NEDEN SORUSU


   Düşünme yetisi verilmiş tek canlı olmanın onurunu yaşamaya niyetlenip, niyetinin ne olduğunu düşünemeyen aciz hayvanlarız. Bunu böyle yazmama vesile olan Konfüçyus, Thales, Sokrates ve Platon… Ah birde ülkemizde yaşanan o çirkin anlatmaya bile dilimin varmadığı olaylar... Sürüyü takip edercesine hareket edip ''Yahu olaya birde şuradan bak!'' denildiğinde onu hainlikle, nankörlükle, bağnazlıkla suçlayabilecek kadar basitleştirebiliyoruz, olayları. Senin veya benim ideolojik bakış açılarımız zerre kimsenin umurunda değil.

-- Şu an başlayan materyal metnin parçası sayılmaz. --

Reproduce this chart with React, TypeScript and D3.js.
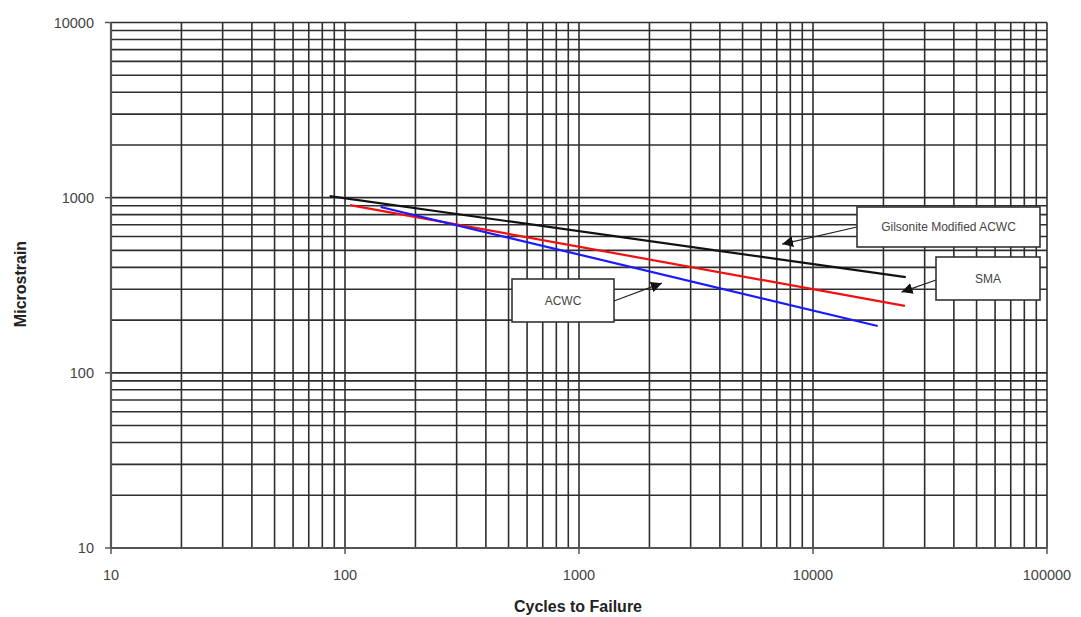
import React from "react";
import * as d3 from "d3";

const xTickValues = [10, 100, 1000, 10000, 100000];
const yTickValues = [10, 100, 1000, 10000];
const seriesNames = ["Gilsonite Modified ACWC", "SMA", "ACWC"];
const gilsoniteCycles = [86, 24900];
const gilsoniteStrain = [1020, 352];
const smaCycles = [105, 24700];
const smaStrain = [907, 241];
const acwcCycles = [142, 18900];
const acwcStrain = [884, 185];
// arrow target points (data coords)
const arrowCycles = [7380, 23900, 2260];
const arrowStrain = [543, 289, 325];

const W = 1081;
const H = 617;
const FONT = "'Liberation Sans', Arial, Helvetica, sans-serif";

export default function App() {
  const x = d3.scaleLog().domain([10, 100000]).range([111, 1047]);
  const y = d3.scaleLog().domain([10, 10000]).range([548, 22.5]);

  const xMinor: number[] = [];
  for (let d = 10; d < 100000; d *= 10) for (let k = 1; k <= 9; k++) xMinor.push(d * k);
  xMinor.push(100000);
  const yMinor: number[] = [];
  for (let d = 10; d < 10000; d *= 10) for (let k = 1; k <= 9; k++) yMinor.push(d * k);
  yMinor.push(10000);

  const line = d3
    .line<[number, number]>()
    .x((d) => x(d[0]))
    .y((d) => y(d[1]));

  const series = [
    { cycles: gilsoniteCycles, strain: gilsoniteStrain, color: "#111111" },
    { cycles: smaCycles, strain: smaStrain, color: "#f01010" },
    { cycles: acwcCycles, strain: acwcStrain, color: "#1a1aff" },
  ];

  const boxes = [
    { x0: 857, y0: 207, w: 183, h: 40, fromX: 857, fromY: 227 },
    { x0: 936, y0: 257, w: 104, h: 43, fromX: 936, fromY: 280 },
    { x0: 512, y0: 279, w: 102, h: 43, fromX: 614, fromY: 301 },
  ];

  const gridColor = "#2e2e2e";

  return (
    <div style={{ position: "absolute", left: 0, top: 0 }}>
      <svg width={W} height={H} style={{ display: "block", background: "#fff" }}>
        <defs>
          <marker id="ah" viewBox="0 0 10 10" refX="10" refY="5" markerWidth="11" markerHeight="11" orient="auto" markerUnits="userSpaceOnUse">
            <path d="M0,0 L10,5 L0,10 z" fill="#111" />
          </marker>
        </defs>
        {/* grid */}
        {xMinor.map((v, i) => (
          <line key={"gx" + i} x1={x(v)} x2={x(v)} y1={y(10000)} y2={y(10)} stroke={gridColor} strokeWidth={1.6} />
        ))}
        {yMinor.map((v, i) => (
          <line key={"gy" + i} x1={x(10)} x2={x(100000)} y1={y(v)} y2={y(v)} stroke={gridColor} strokeWidth={1.6} />
        ))}
        {/* axes */}
        <line x1={x(10)} x2={x(10)} y1={y(10000)} y2={y(10)} stroke="#555" strokeWidth={2.2} />
        <line x1={x(10)} x2={x(100000)} y1={y(10)} y2={y(10)} stroke="#555" strokeWidth={2.2} />
        {yTickValues.map((v) => (
          <g key={"yt" + v}>
            <line x1={x(10) - 6} x2={x(10)} y1={y(v)} y2={y(v)} stroke="#555" strokeWidth={1.5} />
            <text x={x(10) - 17} y={y(v)} dy="0.35em" textAnchor="end" fontFamily={FONT} fontSize={14.5} fill="#444">
              {v}
            </text>
          </g>
        ))}
        {xTickValues.map((v) => (
          <g key={"xt" + v}>
            <line x1={x(v)} x2={x(v)} y1={y(10)} y2={y(10) + 6} stroke="#555" strokeWidth={1.5} />
            <text x={x(v)} y={y(10) + 32} textAnchor="middle" fontFamily={FONT} fontSize={14.5} fill="#444">
              {v}
            </text>
          </g>
        ))}
        {/* series */}
        {series.map((s, i) => (
          <path
            key={"s" + i}
            d={line(s.cycles.map((c, j) => [c, s.strain[j]] as [number, number])) || ""}
            fill="none"
            stroke={s.color}
            strokeWidth={2.2}
          />
        ))}
        {/* annotations */}
        {boxes.map((b, i) => (
          <g key={"b" + i}>
            <line
              x1={b.fromX}
              y1={b.fromY}
              x2={x(arrowCycles[i])}
              y2={y(arrowStrain[i])}
              stroke="#222"
              strokeWidth={1.2}
              markerEnd="url(#ah)"
            />
            <rect x={b.x0} y={b.y0} width={b.w} height={b.h} fill="#fff" stroke="#333" strokeWidth={1.6} />
            <text
              x={b.x0 + b.w / 2}
              y={b.y0 + b.h / 2}
              dy="0.35em"
              textAnchor="middle"
              fontFamily={FONT}
              fontSize={12}
              fill="#444"
            >
              {seriesNames[i]}
            </text>
          </g>
        ))}
        {/* axis titles */}
        <text x={578} y={612} textAnchor="middle" fontFamily={FONT} fontSize={16} fontWeight="bold" fill="#222">
          Cycles to Failure
        </text>
        <text
          transform="translate(26,284) rotate(-90)"
          textAnchor="middle"
          fontFamily={FONT}
          fontSize={16}
          fontWeight="bold"
          fill="#222"
        >
          Microstrain
        </text>
      </svg>
    </div>
  );
}
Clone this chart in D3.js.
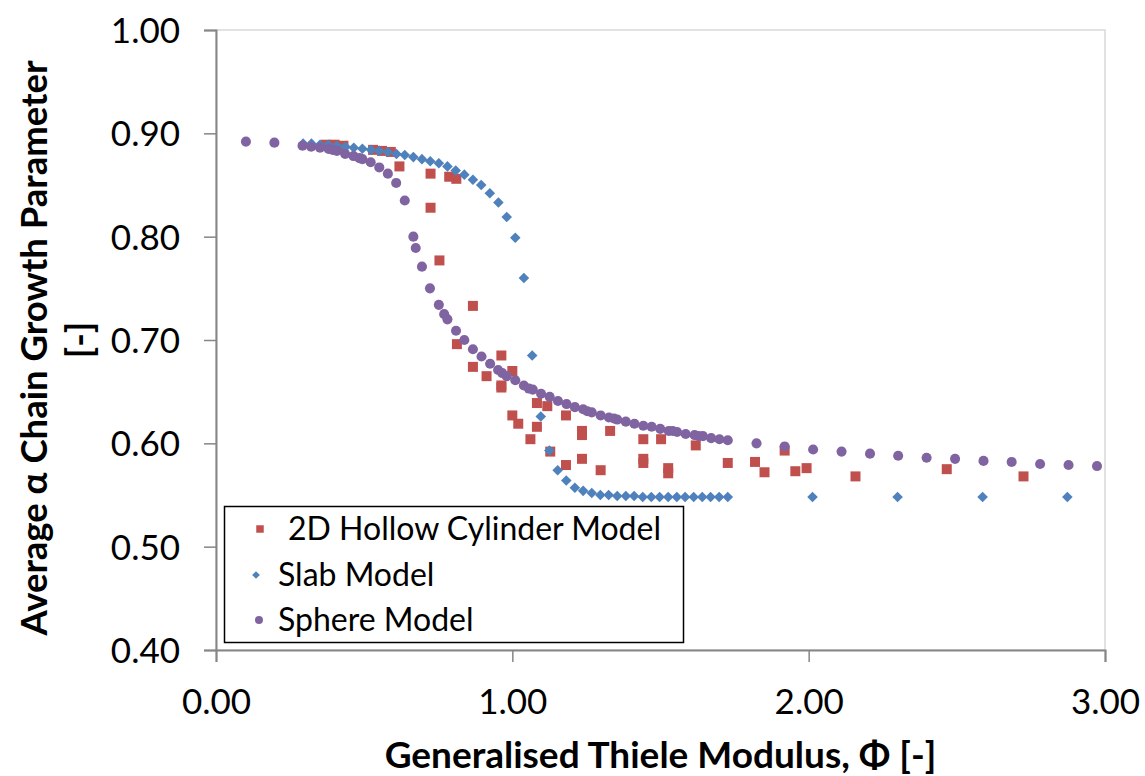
<!DOCTYPE html>
<html>
<head>
<meta charset="utf-8">
<script src="https://cdn.jsdelivr.net/npm/d3@7"></script>
<style>
  body { margin: 0; background: #fff; }
  svg { display: block; font-family: Lato, "Open Sans", sans-serif; }
</style>
</head>
<body>
<div id="chart"></div>
<script>
// data
var seriesNames = ["2D Hollow Cylinder Model", "Slab Model", "Sphere Model"];

var hollowPhi = [0.37, 0.40, 0.43, 0.53, 0.56, 0.59, 0.619, 0.724, 0.787, 0.811, 0.724, 0.754,
  0.867, 0.813, 0.963, 0.867, 1.000, 0.913, 0.963, 0.963,
  1.083, 1.118, 1.181, 1.000, 1.020, 1.083, 1.061, 1.128,
  1.235, 1.235, 1.330, 1.235, 1.181, 1.298,
  1.442, 1.502, 1.442, 1.442, 1.526, 1.526, 1.619, 1.727,
  1.819, 1.851, 1.919, 1.955, 1.993, 2.158, 2.466, 2.725];
var hollowAlpha = [0.889, 0.889, 0.888, 0.884, 0.883, 0.882, 0.868, 0.861, 0.858, 0.856, 0.828, 0.777,
  0.733, 0.696, 0.685, 0.674, 0.670, 0.665, 0.656, 0.654,
  0.639, 0.636, 0.627, 0.627, 0.619, 0.616, 0.604, 0.592,
  0.612, 0.608, 0.612, 0.585, 0.579, 0.574,
  0.604, 0.604, 0.585, 0.581, 0.576, 0.571, 0.598, 0.581,
  0.582, 0.572, 0.593, 0.573, 0.576, 0.568, 0.575, 0.568];

var slabPhi = [0.294, 0.322, 0.351, 0.379, 0.408, 0.437, 0.465, 0.494, 0.523, 0.551,
  0.580, 0.609, 0.637, 0.666, 0.695, 0.723, 0.752, 0.781, 0.809, 0.838,
  0.867, 0.895, 0.924, 0.953, 0.981, 1.010, 1.039, 1.067, 1.096, 1.125,
  1.153, 1.182, 1.211, 1.239, 1.268, 1.297, 1.325, 1.354, 1.383, 1.411,
  1.440, 1.469, 1.497, 1.526, 1.555, 1.583, 1.612, 1.641, 1.669, 1.698,
  1.727, 2.013, 2.300, 2.587, 2.873];
var slabAlpha = [0.890, 0.890, 0.889, 0.889, 0.888, 0.887, 0.886, 0.885, 0.884, 0.883,
  0.882, 0.880, 0.879, 0.877, 0.875, 0.873, 0.871, 0.868, 0.864, 0.860,
  0.855, 0.850, 0.842, 0.833, 0.819, 0.799, 0.760, 0.685, 0.626, 0.593,
  0.574, 0.564, 0.557, 0.554, 0.552, 0.550, 0.550, 0.549, 0.549, 0.549,
  0.548, 0.548, 0.548, 0.548, 0.548, 0.548, 0.548, 0.548, 0.548, 0.548,
  0.548, 0.548, 0.548, 0.548, 0.548];

var spherePhi = [0.101, 0.197, 0.292, 0.321, 0.351, 0.380, 0.394, 0.408, 0.436, 0.464,
  0.484, 0.494, 0.522, 0.551, 0.580, 0.608, 0.637, 0.666, 0.674, 0.695,
  0.722, 0.752, 0.770, 0.781, 0.810, 0.838, 0.867, 0.896, 0.925, 0.952,
  0.966, 0.981, 1.010, 1.039, 1.056, 1.069, 1.097, 1.126, 1.154, 1.183,
  1.211, 1.239, 1.253, 1.268, 1.298, 1.326, 1.343, 1.354, 1.383, 1.412,
  1.442, 1.470, 1.499, 1.528, 1.541, 1.556, 1.585, 1.615, 1.629, 1.643,
  1.671, 1.699, 1.727, 1.824, 1.919, 2.015, 2.111, 2.207, 2.302, 2.398,
  2.494, 2.590, 2.685, 2.781, 2.877, 2.973];
var sphereAlpha = [0.892, 0.891, 0.888, 0.887, 0.886, 0.885, 0.884, 0.883, 0.880, 0.878,
  0.876, 0.875, 0.872, 0.867, 0.861, 0.852, 0.835, 0.800, 0.789, 0.771,
  0.750, 0.734, 0.725, 0.720, 0.709, 0.700, 0.691, 0.684, 0.677, 0.671,
  0.668, 0.665, 0.661, 0.656, 0.653, 0.652, 0.648, 0.645, 0.641, 0.638,
  0.635, 0.633, 0.631, 0.630, 0.627, 0.625, 0.624, 0.623, 0.621, 0.619,
  0.617, 0.616, 0.614, 0.612, 0.612, 0.611, 0.609, 0.608, 0.607, 0.607,
  0.605, 0.604, 0.603, 0.600, 0.597, 0.594, 0.592, 0.590, 0.588, 0.586,
  0.585, 0.583, 0.582, 0.580, 0.579, 0.578];

var xTicks = [0, 1, 2, 3];
var yTicks = [0.4, 0.5, 0.6, 0.7, 0.8, 0.9, 1.0];

var colors = ["#C0504D", "#4F81BD", "#8064A2"];

// dimensions
var width = 1145, height = 776;
var plot = { left: 216, right: 1105, top: 30, bottom: 650 };

var svg = d3.select("#chart").append("svg")
  .attr("width", width)
  .attr("height", height);

var x = d3.scaleLinear().domain([0, 3]).range([plot.left, plot.right]);
var y = d3.scaleLinear().domain([0.4, 1.0]).range([plot.bottom, plot.top]);

// plot area border
svg.append("rect")
  .attr("x", plot.left).attr("y", plot.top)
  .attr("width", plot.right - plot.left)
  .attr("height", plot.bottom - plot.top)
  .attr("fill", "none")
  .attr("stroke", "#d9d9d9")
  .attr("stroke-width", 1.5);

// axes
var xAxis = svg.append("g")
  .attr("transform", "translate(0," + plot.bottom + ")")
  .call(d3.axisBottom(x).tickValues(xTicks).tickFormat(d3.format(".2f")).tickSize(12).tickPadding(27));
var yAxis = svg.append("g")
  .attr("transform", "translate(" + plot.left + ",0)")
  .call(d3.axisLeft(y).tickValues(yTicks).tickFormat(d3.format(".2f")).tickSize(12).tickPadding(24));

[xAxis, yAxis].forEach(function (g) {
  g.select(".domain").attr("stroke", "#868686").attr("stroke-width", 2);
  g.selectAll(".tick line").attr("stroke", "#868686").attr("stroke-width", 1.5);
  g.selectAll(".tick text")
    .attr("fill", "#000")
    .style("font-family", "Lato, sans-serif")
    .style("font-size", "35px");
});
yAxis.selectAll(".tick text").attr("dy", "0.36em");

// axis titles
svg.append("text")
  .attr("x", (plot.left + plot.right) / 2)
  .attr("y", 768)
  .attr("text-anchor", "middle")
  .style("font-weight", "bold")
  .style("font-size", "37px")
  .text("Generalised Thiele Modulus, Φ [-]");

var yTitle = svg.append("text")
  .attr("transform", "rotate(-90)")
  .attr("text-anchor", "middle")
  .style("font-weight", "bold")
  .style("font-size", "36.5px");
yTitle.append("tspan").attr("x", -348).attr("y", 47).text("Average α Chain Growth Parameter");
yTitle.append("tspan").attr("x", -340).attr("y", 92).text("[-]");

// markers
var symbols = [
  d3.symbol().type(d3.symbolSquare).size(100),
  d3.symbol().type(d3.symbolSquare).size(56),
  d3.symbol().type(d3.symbolCircle).size(80)
];
var rotations = [0, 45, 0];

var series = [
  d3.zip(hollowPhi, hollowAlpha),
  d3.zip(slabPhi, slabAlpha),
  d3.zip(spherePhi, sphereAlpha)
];

series.forEach(function (pts, i) {
  svg.append("g")
    .selectAll("path")
    .data(pts)
    .enter()
    .append("path")
    .attr("d", symbols[i])
    .attr("transform", function (d) {
      return "translate(" + x(d[0]) + "," + y(d[1]) + ") rotate(" + rotations[i] + ")";
    })
    .attr("fill", colors[i]);
});

// legend
var legend = svg.append("g");
legend.append("rect")
  .attr("x", 224.5).attr("y", 506.5)
  .attr("width", 459).attr("height", 136)
  .attr("fill", "#fff")
  .attr("stroke", "#000")
  .attr("stroke-width", 1.5);

var legendRows = [
  { mx: 260, my: 529, tx: 288, ty: 540, label: seriesNames[0], size: 56 },
  { mx: 256, my: 575, tx: 278, ty: 586, label: seriesNames[1], size: 30 },
  { mx: 259, my: 620, tx: 278, ty: 631, label: seriesNames[2], size: 50 }
];
legendRows.forEach(function (r, i) {
  legend.append("path")
    .attr("d", d3.symbol().type(i == 2 ? d3.symbolCircle : d3.symbolSquare).size(r.size))
    .attr("transform", "translate(" + r.mx + "," + r.my + ") rotate(" + rotations[i] + ")")
    .attr("fill", colors[i]);
  legend.append("text")
    .attr("x", r.tx).attr("y", r.ty)
    .style("font-size", "32px")
    .text(r.label);
});
</script>
</body>
</html>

Olmakta zorunda değil. Ölümün olduğu yerde ideolojiler savaşamaz çünkü. Her şey çok hatalı. Bizde bir şeyleri yanlış yapıyoruz ve bu yanlışları birbirimize dememek için her şeye dümdüz bakmayı tercih ediyoruz. İnsan zihinsel olarak öyle eksik yaratılmış ki! Yinede eksikleri kapatmayı dertlerimiz arasında görmüyoruz. Kısa ve basit çözümlerle uzun vadeli sonuçlar bekleyecek kadar aciziz işte. Ne Thomas'ın ne de Platon'un ütopyasındayız. Yaşadıklarımızı ya da yaşayacaklarımızı bir kişi ya da beş kişi yaşamayacak, hepimiz bir şekilde bedelini ödeyeceğiz. Ama iyi, ama kötü. Yani demem o ki temiz bir gelecek istiyorsak, bunu kirli ellerle yapmamız mümkün değil. Sağlıklı düşünerek ve içimizdeki öfkeye, ''Sen şöyle bir köşeye çekil de ben kendi sakinliğim ile içimdeki sevginin ölmesine müsaade etmeden neler yapabiliyorum, bir göreyim. '' desek ve daha da önemlisi sorular sorarsak belki adımlarımızı daha sağlam atarız. Soruların ilki ise; '' NEDEN?'' SORUSU! Neden yaşadık, neden yaşamaya devam ediyoruz ve neden çözüm bulmalıyız? Belki de ben nasıl çözüm üretebilirim? En önemlisi BERABER NELER YAPABİLİRİZ?